Jean-Luc Mélenchon, en radicalisant à fond le paysage politique, a mis les modérés dans une position intenable, alors que les prix de l’énergie explosent et que les salariés modestes ont de plus en plus de difficultés. Puisque le système en place ne permet pas l’effort social indispensable, et puisque l’Europe tarde à débloquer un nouveau programme massif de solidarité, alors, renversons la table…

Irréalisme et refus de gouverner

Ce choix a une conséquence: il associe la gauche française à l’irréalisme et au refus de gouverner. Il en fait une force avant tout contestataire, tandis que l’extrême-droite s’empresse de se professionnaliser et d’acquérir les compétences qui lui manquent encore terriblement pour apparaître capable de diriger de nouveau la France. Dommage.

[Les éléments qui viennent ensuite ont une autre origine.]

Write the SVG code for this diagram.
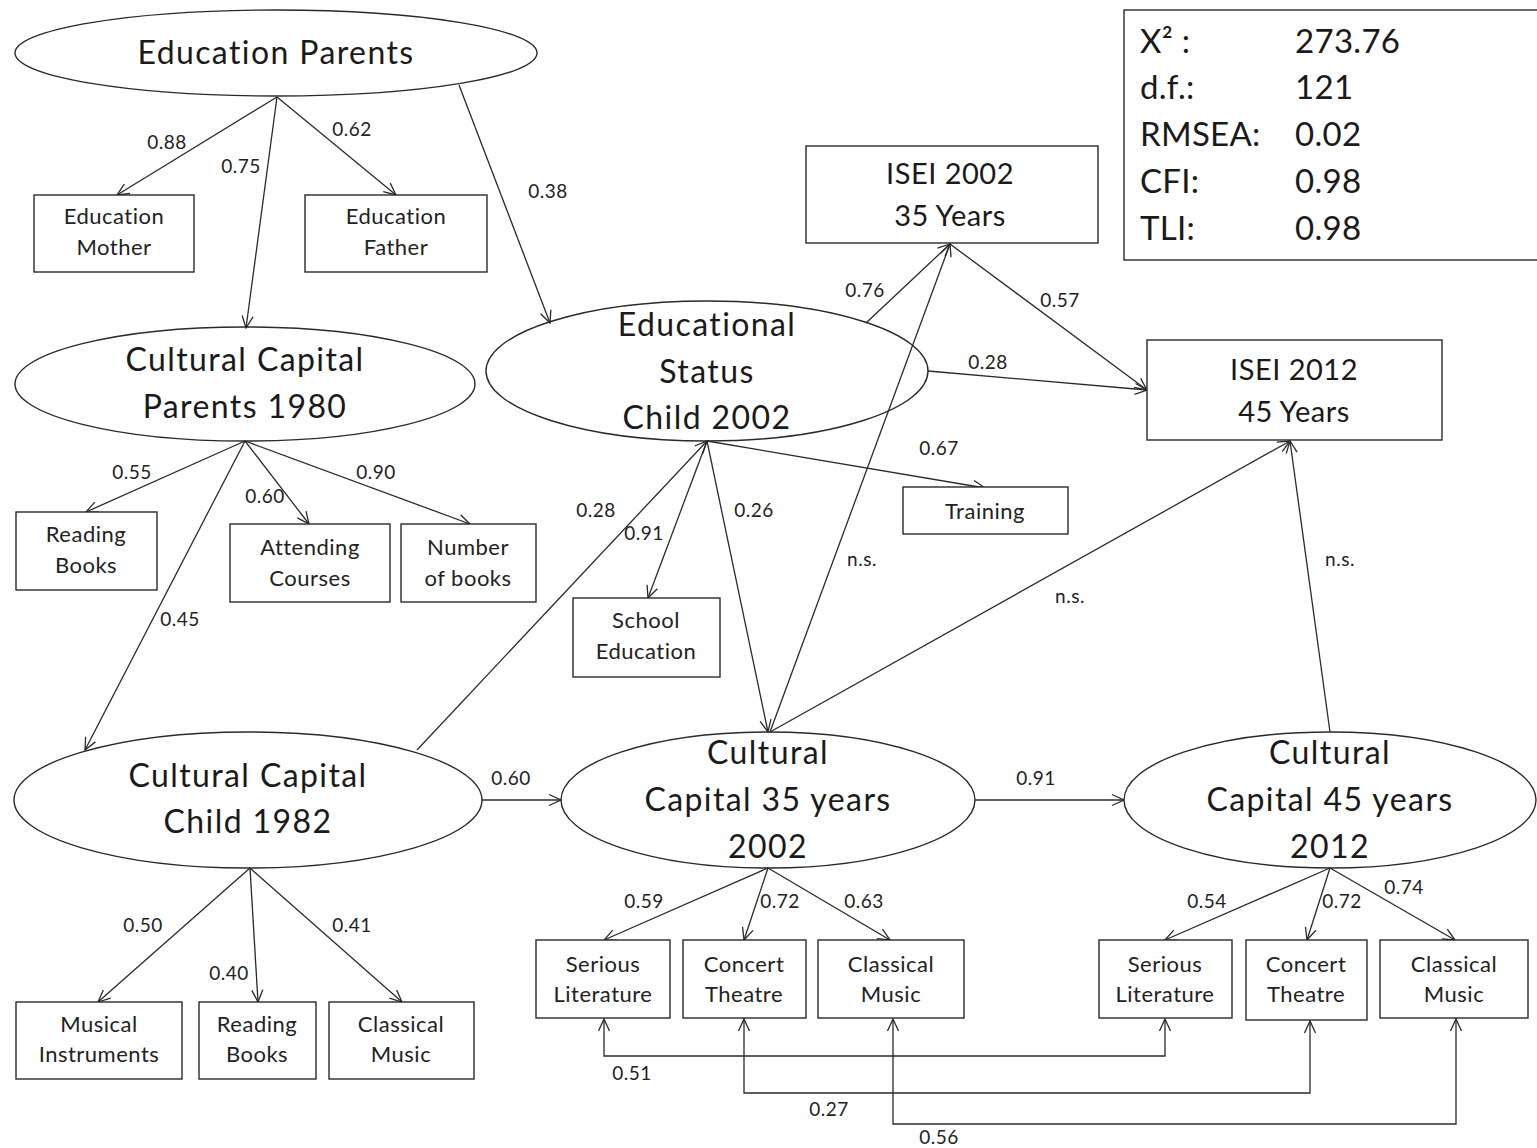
<svg xmlns="http://www.w3.org/2000/svg" width="1537" height="1148" viewBox="0 0 1537 1148">
<defs>
<marker id="ah" viewBox="0 0 14 14" refX="13" refY="7" markerWidth="14" markerHeight="14" markerUnits="userSpaceOnUse" orient="auto-start-reverse">
<path d="M1,1.5 L13,7 L1,12.5" fill="none" stroke="#2a2a2a" stroke-width="1.3"/>
</marker>
<style>
.n{fill:#fff;stroke:#2a2a2a;stroke-width:1.4}
.e{fill:none;stroke:#2a2a2a;stroke-width:1.4}
.big{font-family:Lato,"Open Sans",sans-serif;font-size:32px;letter-spacing:1.4px;fill:#1a1a1a;text-anchor:middle}
.isei{font-family:Lato,"Open Sans",sans-serif;font-size:29px;letter-spacing:0.5px;fill:#1a1a1a;text-anchor:middle}
.box{font-family:Lato,"Open Sans",sans-serif;font-size:22px;letter-spacing:0.5px;fill:#222;text-anchor:middle}
.lab{font-family:Lato,"Open Sans",sans-serif;font-size:19px;letter-spacing:0.5px;fill:#222;text-anchor:middle}
.fit{font-family:Lato,"Open Sans",sans-serif;font-size:33px;letter-spacing:0.3px;fill:#1a1a1a}
.c{fill:none;stroke:#2a2a2a;stroke-width:1.3}
.a{marker-end:url(#ah)}
.b{marker-start:url(#ah);marker-end:url(#ah)}
</style>
</defs>
<rect width="1537" height="1148" fill="#fff"/>

<g id="connectors">
<line class="c a" x1="277" y1="97" x2="117" y2="195"/>
<line class="c a" x1="277" y1="97" x2="396" y2="195"/>
<line class="c a" x1="277" y1="97" x2="246" y2="328"/>
<line class="c a" x1="459" y1="85" x2="550" y2="323"/>
<line class="c a" x1="245" y1="441" x2="86" y2="512"/>
<line class="c a" x1="245" y1="441" x2="309" y2="524"/>
<line class="c a" x1="245" y1="441" x2="470" y2="524"/>
<line class="c a" x1="245" y1="441" x2="85" y2="750"/>
<line class="c a" x1="417" y1="750" x2="707" y2="441"/>
<line class="c a" x1="707" y1="441" x2="648" y2="598"/>
<line class="c a" x1="707" y1="441" x2="768" y2="732"/>
<line class="c a" x1="707" y1="441" x2="985" y2="488"/>
<line class="c a" x1="866" y1="323" x2="950" y2="244"/>
<line class="c a" x1="950" y1="244" x2="1147" y2="390"/>
<line class="c a" x1="928" y1="371" x2="1147" y2="390"/>
<line class="c a" x1="770" y1="732" x2="950" y2="244"/>
<line class="c a" x1="770" y1="732" x2="1290" y2="441"/>
<line class="c a" x1="1330" y1="732" x2="1290" y2="441"/>
<line class="c a" x1="482" y1="800" x2="561" y2="800"/>
<line class="c a" x1="975" y1="800" x2="1124" y2="800"/>
<line class="c a" x1="250" y1="868" x2="98" y2="1002"/>
<line class="c a" x1="250" y1="868" x2="258" y2="1002"/>
<line class="c a" x1="250" y1="868" x2="402" y2="1002"/>
<line class="c a" x1="768" y1="868" x2="604" y2="940"/>
<line class="c a" x1="768" y1="868" x2="744" y2="940"/>
<line class="c a" x1="768" y1="868" x2="890" y2="940"/>
<line class="c a" x1="1330" y1="868" x2="1165" y2="940"/>
<line class="c a" x1="1330" y1="868" x2="1307" y2="940"/>
<line class="c a" x1="1330" y1="868" x2="1455" y2="940"/>
<polyline class="c b" points="604,1019 604,1056 1165,1056 1165,1019"/>
<polyline class="c b" points="744,1019 744,1093 1310,1093 1310,1021"/>
<polyline class="c b" points="893,1019 893,1124 1456,1124 1456,1019"/>
<g class="lab">
<text x="167" y="149">0.88</text>
<text x="352" y="136">0.62</text>
<text x="241" y="173">0.75</text>
<text x="548" y="198">0.38</text>
<text x="132" y="479">0.55</text>
<text x="265" y="503">0.60</text>
<text x="376" y="479">0.90</text>
<text x="180" y="626">0.45</text>
<text x="596" y="517">0.28</text>
<text x="644" y="540">0.91</text>
<text x="754" y="517">0.26</text>
<text x="939" y="455">0.67</text>
<text x="865" y="297">0.76</text>
<text x="1060" y="307">0.57</text>
<text x="988" y="369">0.28</text>
<text x="862" y="566">n.s.</text>
<text x="1070" y="603">n.s.</text>
<text x="1340" y="566">n.s.</text>
<text x="511" y="785">0.60</text>
<text x="1036" y="785">0.91</text>
<text x="143" y="932">0.50</text>
<text x="229" y="980">0.40</text>
<text x="352" y="932">0.41</text>
<text x="644" y="908">0.59</text>
<text x="780" y="908">0.72</text>
<text x="864" y="908">0.63</text>
<text x="1207" y="908">0.54</text>
<text x="1342" y="908">0.72</text>
<text x="1404" y="894">0.74</text>
<text x="632" y="1080">0.51</text>
<text x="829" y="1116">0.27</text>
<text x="939" y="1144">0.56</text>
</g>
</g>

<g id="education-parents"><ellipse class="e" cx="276" cy="53" rx="261" ry="43"/><text class="big" x="276" y="64">Education Parents</text></g>
<g id="education-mother"><rect class="n" x="34" y="195" width="160" height="77"/><text class="box" x="114" y="224">Education</text><text class="box" x="114" y="255">Mother</text></g>
<g id="education-father"><rect class="n" x="305" y="195" width="182" height="77"/><text class="box" x="396" y="224">Education</text><text class="box" x="396" y="255">Father</text></g>
<g id="cc-parents-1980"><ellipse class="e" cx="245" cy="384" rx="230" ry="57"/><text class="big" x="245" y="371">Cultural Capital</text><text class="big" x="245" y="418">Parents 1980</text></g>
<g id="reading-books-parents"><rect class="n" x="16" y="512" width="141" height="78"/><text class="box" x="86" y="542">Reading</text><text class="box" x="86" y="573">Books</text></g>
<g id="attending-courses"><rect class="n" x="230" y="524" width="160" height="78"/><text class="box" x="310" y="555">Attending</text><text class="box" x="310" y="586">Courses</text></g>
<g id="number-of-books"><rect class="n" x="401" y="524" width="135" height="78"/><text class="box" x="468" y="555">Number</text><text class="box" x="468" y="586">of books</text></g>
<g id="educational-status"><ellipse class="e" cx="707" cy="371" rx="221" ry="70"/><text class="big" x="707" y="336">Educational</text><text class="big" x="707" y="383">Status</text><text class="big" x="707" y="429">Child 2002</text></g>
<g id="isei-2002"><rect class="n" x="806" y="146" width="292" height="97"/><text class="isei" x="950" y="184">ISEI 2002</text><text class="isei" x="950" y="226">35 Years</text></g>
<g id="isei-2012"><rect class="n" x="1147" y="340" width="295" height="100"/><text class="isei" x="1294" y="380">ISEI 2012</text><text class="isei" x="1294" y="422">45 Years</text></g>
<g id="training"><rect class="n" x="903" y="487" width="165" height="47"/><text class="box" x="985" y="519">Training</text></g>
<g id="school-education"><rect class="n" x="573" y="598" width="147" height="79"/><text class="box" x="646" y="628">School</text><text class="box" x="646" y="659">Education</text></g>
<g id="cc-child-1982"><ellipse class="e" cx="248" cy="800" rx="234" ry="68"/><text class="big" x="248" y="787">Cultural Capital</text><text class="big" x="248" y="833">Child 1982</text></g>
<g id="musical-instruments"><rect class="n" x="16" y="1002" width="166" height="77"/><text class="box" x="99" y="1032">Musical</text><text class="box" x="99" y="1062">Instruments</text></g>
<g id="reading-books-child"><rect class="n" x="199" y="1002" width="117" height="77"/><text class="box" x="257" y="1032">Reading</text><text class="box" x="257" y="1062">Books</text></g>
<g id="classical-music-child"><rect class="n" x="329" y="1002" width="145" height="77"/><text class="box" x="401" y="1032">Classical</text><text class="box" x="401" y="1062">Music</text></g>
<g id="cc-35"><ellipse class="e" cx="768" cy="800" rx="207" ry="68"/><text class="big" x="768" y="764">Cultural</text><text class="big" x="768" y="811">Capital 35 years</text><text class="big" x="768" y="858">2002</text></g>
<g id="cc-45"><ellipse class="e" cx="1330" cy="800" rx="206" ry="68"/><text class="big" x="1330" y="764">Cultural</text><text class="big" x="1330" y="811">Capital 45 years</text><text class="big" x="1330" y="858">2012</text></g>
<g id="serious-lit-35"><rect class="n" x="536" y="940" width="134" height="78"/><text class="box" x="603" y="972">Serious</text><text class="box" x="603" y="1002">Literature</text></g>
<g id="concert-35"><rect class="n" x="683" y="940" width="123" height="78"/><text class="box" x="744" y="972">Concert</text><text class="box" x="744" y="1002">Theatre</text></g>
<g id="classical-35"><rect class="n" x="818" y="940" width="146" height="78"/><text class="box" x="891" y="972">Classical</text><text class="box" x="891" y="1002">Music</text></g>
<g id="serious-lit-45"><rect class="n" x="1099" y="940" width="133" height="78"/><text class="box" x="1165" y="972">Serious</text><text class="box" x="1165" y="1002">Literature</text></g>
<g id="concert-45"><rect class="n" x="1246" y="940" width="121" height="80"/><text class="box" x="1306" y="972">Concert</text><text class="box" x="1306" y="1002">Theatre</text></g>
<g id="classical-45"><rect class="n" x="1380" y="940" width="148" height="78"/><text class="box" x="1454" y="972">Classical</text><text class="box" x="1454" y="1002">Music</text></g>
<g id="fit-indices"><rect class="n" x="1124" y="10" width="420" height="250"/>
<text class="fit" x="1140" y="53">X² :</text><text class="fit" x="1295" y="53">273.76</text>
<text class="fit" x="1140" y="99">d.f.:</text><text class="fit" x="1295" y="99">121</text>
<text class="fit" x="1140" y="146">RMSEA:</text><text class="fit" x="1295" y="146">0.02</text>
<text class="fit" x="1140" y="193">CFI:</text><text class="fit" x="1295" y="193">0.98</text>
<text class="fit" x="1140" y="240">TLI:</text><text class="fit" x="1295" y="240">0.98</text>
</g>
</svg>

Les propositions sociales et écologiques avancées par la NUPES, et la qualité de plusieurs de ses élus, méritent bien mieux que cette tentation révolutionnaire permanente, même si l’état actuel des finances publiques françaises et européennes ne permet guère d’y répondre. La gauche française a perdu le sens des réalités. Ce qui convient fort bien à son chef. Car en matière d’incantations, de promesses et de dénonciations, Jean-Luc Mélenchon est de très loin le meilleur.